• _SHORT TASK_: It is required that the lines from the top of the listing through the line with "plt.rcParams['font.family'] = ['Liberation" be reproduced exactly, excluding pictures.

• _SUPPLIED DATA_:
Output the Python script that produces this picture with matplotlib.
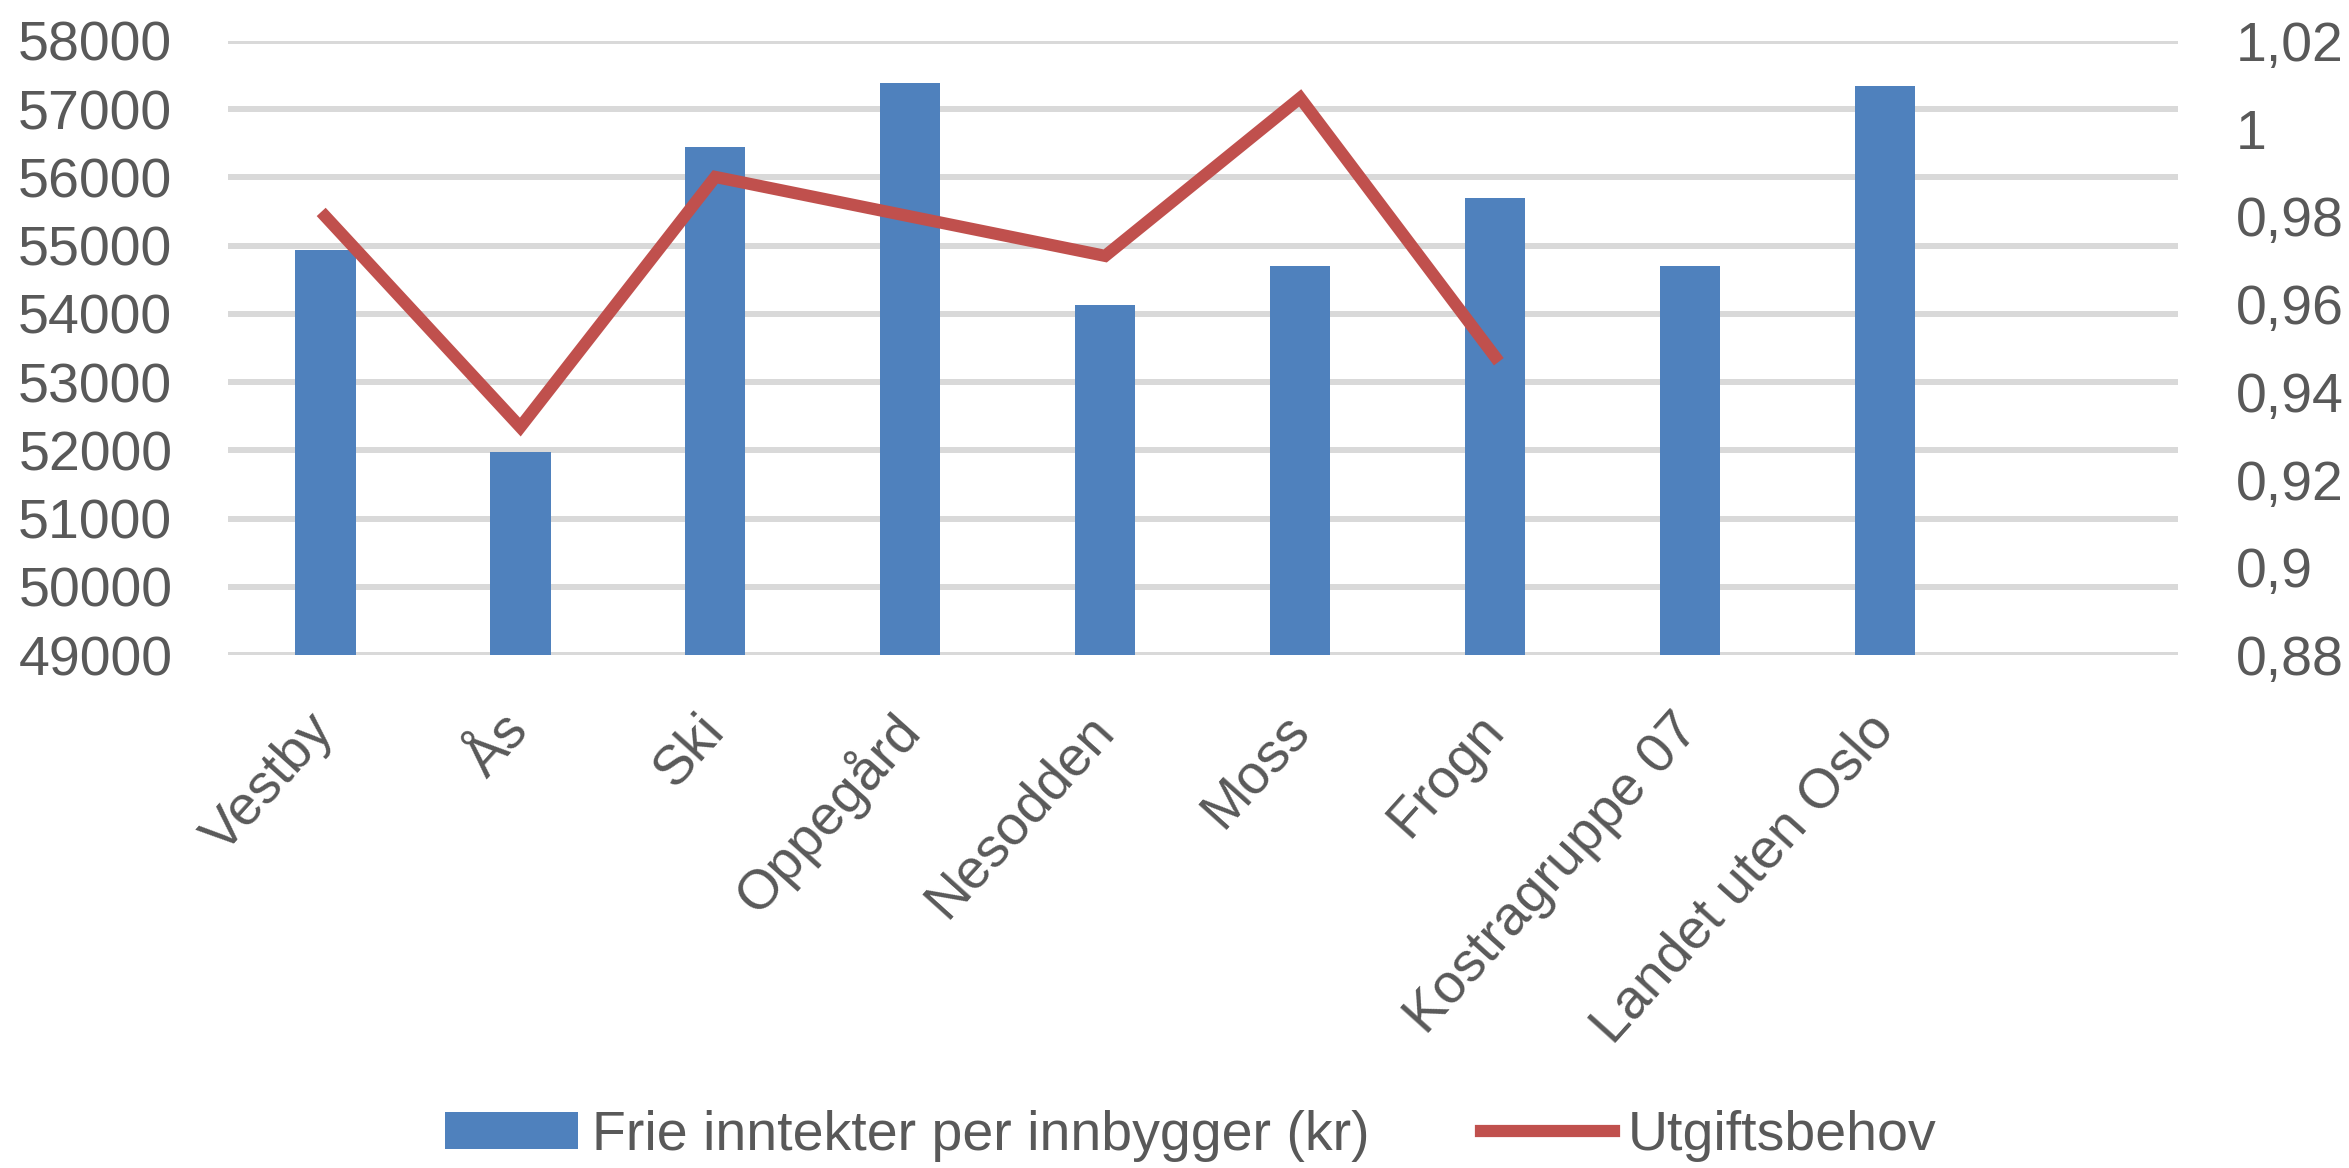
import numpy as np
import matplotlib
matplotlib.use('Agg')
import matplotlib.pyplot as plt
from matplotlib.patches import Patch
from matplotlib.lines import Line2D

plt.rcParams['font.family'] = ['Liberation Sans', 'DejaVu Sans']

kommuner = ['Vestby', 'Ås', 'Ski', 'Oppegård', 'Nesodden', 'Moss', 'Frogn',
            'Kostragruppe 07', 'Landet uten Oslo', '']
frie_inntekter = [54940, 51980, 56450, 57390, 54130, 54700, 55700, 54700, 57340, np.nan]
utgiftsbehov = [0.980, 0.932, 0.989, 0.980, 0.971, 1.007, 0.948, np.nan, np.nan, np.nan]

left_ticks = list(range(49000, 58001, 1000))
right_ticks = [0.88, 0.90, 0.92, 0.94, 0.96, 0.98, 1.00, 1.02]

blue = '#4F81BD'
red = '#C0504D'
grey_text = '#595959'
grid_col = '#D9D9D9'
fs = 40

fig = plt.figure(figsize=(23.49, 11.68), dpi=100)
ax = fig.add_axes([0.097, 0.439, 0.830, 0.526])
x = np.arange(len(kommuner))

ax.bar(x, frie_inntekter, width=0.31, color=blue, zorder=2)
ax.set_ylim(49000, 58000)
ax.set_xlim(-0.5, len(kommuner) - 0.5)
ax.set_yticks(left_ticks)
ax.set_yticklabels([str(v) for v in left_ticks])
ax.yaxis.grid(True, color=grid_col, linewidth=4.3, zorder=0)
ax.set_axisbelow(True)
ax.tick_params(axis='y', length=0, pad=40, labelsize=fs, labelcolor=grey_text)
ax.set_xticks(x)
ax.set_xticklabels(kommuner, rotation=48, ha='right', va='center', rotation_mode='anchor')
ax.tick_params(axis='x', length=0, pad=48, labelsize=fs, labelcolor=grey_text)
for s in ax.spines.values():
    s.set_visible(False)

ax2 = ax.twinx()
ax2.plot(x, utgiftsbehov, color=red, linewidth=8.8, solid_joinstyle='miter', zorder=3)
ax2.set_ylim(0.88, 1.02)
ax2.set_yticks(right_ticks)
ax2.set_yticklabels([('%g' % v).replace('.', ',') for v in right_ticks])
ax2.tick_params(axis='y', length=0, pad=42, labelsize=fs, labelcolor=grey_text)
for s in ax2.spines.values():
    s.set_visible(False)

handles = [Patch(facecolor=blue, edgecolor='none'),
           Line2D([0], [0], color=red, linewidth=8.8)]
leg = fig.legend(handles, ['Frie inntekter per innbygger (kr)', 'Utgiftsbehov'],
                 loc='center', bbox_to_anchor=(0.507, 0.027), ncol=2, frameon=False,
                 fontsize=fs, handlelength=2.4, handleheight=0.65,
                 handletextpad=0.25, columnspacing=2.0)
for t in leg.get_texts():
    t.set_color(grey_text)

fig.savefig('out.png', dpi=100, facecolor='white')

• _RESPONSE_:
Output the Python script that produces this picture with matplotlib.
import numpy as np
import matplotlib
matplotlib.use('Agg')
import matplotlib.pyplot as plt
from matplotlib.patches import Patch
from matplotlib.lines import Line2D

plt.rcParams['font.family'] = ['Liberation Sans', 'DejaVu Sans']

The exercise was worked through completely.